Interesting Rarities from Ingo Metzmacher

AustriaAustria Schreker, Mahler, Berg, and Pfitzner: Petra Lang (mezzo-soprano), ORF Vienna Radio Symphony Orchestra, Ingo Metzmacher (conductor). Großer Musikvereinsaal, Vienna, 7.12.2012 (MB)

Schreker: Vorspiel zu einem Drama
Mahler: Rückert-Lieder
Berg: Three Orchestral Pieces, op.6
Pfitzner: Palestrina: Three Preludes

 

I struggle to recall the last time I heard a piece by Franz Schreker in a concert programme. It is a great pity, since, whilst he might not be a ‘great’ composer, he is often a very good one, and certainly superior to many composers who occupy concert, still more opera, programmes. This performance of his Vorspiel zu einem Drama, an expansion of the opening Prelude to Die Gezeichneten, opened with what one might consider a classic Schreker sound from the ORF SO under Ingo Metzmacher: lush yet variegated, with a finely-judged phantasmagorical quality.

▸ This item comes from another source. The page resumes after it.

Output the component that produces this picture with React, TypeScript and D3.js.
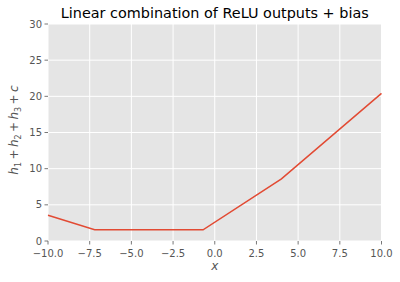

Not that it lacked direction; indeed, the onward tread, especially later on, of its progress was a particular quality of this reading. Unsurprisingly Metmzacher sometimes emphasised the more overtly modernistic qualities of Schreker’s writing, for instance for tuned percussion, but never didactically. Performance and work veered between post-Gurrelieder, post-Tristan, post-Salome writing, with a proper sense of nausea at the end. Having walked to the gilded Musikverein from the Belvedere, where I had seen a good number of works by Gustav Klimt, this seemed, as it was, properly golden late-late-Romanticism. If Metzmacher did not wallow unduly, the music remained something of a guilty pleasure.

Mahler’s Rückert-Lieder followed, albeit in unusual order. ‘Ich atmet’ einen linden Duft’ offered an immediately sparer sound: contrast with, perhaps even respite from, what had preceded. Petra Lang’s voice was not always ideally focused, although matters improved somewhat during the following ‘Liebst du um Schönheit’. Her delivery, however, continued to tend towards the operatic; one had to listen to the orchestra for a more detailed response. Turbulence aplenty came from that quarter in ‘Blicke mir nicht in die Lieder!’ Nastiness and fear – is this child’s play, or something more, and in any case is not child’s play something fearful? – pervaded Mahler’s orchestral writing, Lang’s performance more animated too. She certainly delivered gravity, a Nietzschean ‘deepness’, in the opening of ‘Um Mitternacht’, though later on she became more operatic again. There was, however, a finely etched orchestral performance, the woodwind echoes of the Nietzsche movement of the Third Symphony especially apparent. ‘Ich bin der Welt abhanden gekommen’ brought Lang’s finest performance, unfortunately disrupted by a mobile telephone. Blowsiness was banished; lines were clearer. I still, however, could only make out about half of the words; that I knew them already should neither have been here nor there.

Berg’s Three Orchestral Pieces received a mixed performance. There was much to admire, for instance the truly inchoate opening, out of which germinated all manner of things Mahlerian and post-Mahlerian, though the harmonies could only ever have been Berg’s. Metzmacher’s was not a chilly performance, not even a Boulez-like performance; Romantic contrasts were more his thing than clarity. Sometimes that was problematical, when balances proved less than ideal. However, as time went one, communication of the hierarchy of voices – an extraordinarily difficult task to accomplish in performance – improved, the odd occluded and/or tentative entry notwithstanding. When waltz and march rhythms really got into their stride, the musical narrative was compelling indeed – and there was something undeniably moving to hearing this music in the Musikverein. A stray trumpet note after the final chord was a pity, but did not obliterate memories of the twentieth-century terror we had previously experienced.

Berg metamorphosed without a break into Pfitzner. The idea was to present two different past visions of musical futures. Of course, though, we knew whose vision won out, and in this case juxtaposition served principally to underline the justice of the musico-historical verdict. Pfitzner’s unpleasant nationalism aside, his æsthetics led nowhere, and even in the Preludes from what many consider his finest work, Palestrina, the invention sounded a little threadbare in response to the Bergian labyrinth. Metzmacher and the ORF SO certainly did what they could to level the score, their performances more consistent than they had been in Berg; whether this were the case or no, Pfitzner sounded more thoroughly rehearsed. The first prelude was dignified and direct, rhythms taut. Though great contrast was afforded by the performance of the second, I could not help but think that a less hard-driven account might have been to its benefit. Debts to Parsifal are so obvious in the third prelude, less productively (Debussy, Mahler) than just watered-down, that there is not much to be done other than to perform the music with as much conviction as one can muster. Metzmacher certainly did that. However, as I said, we knew only too well whose vision of the future won out, and were grateful for it.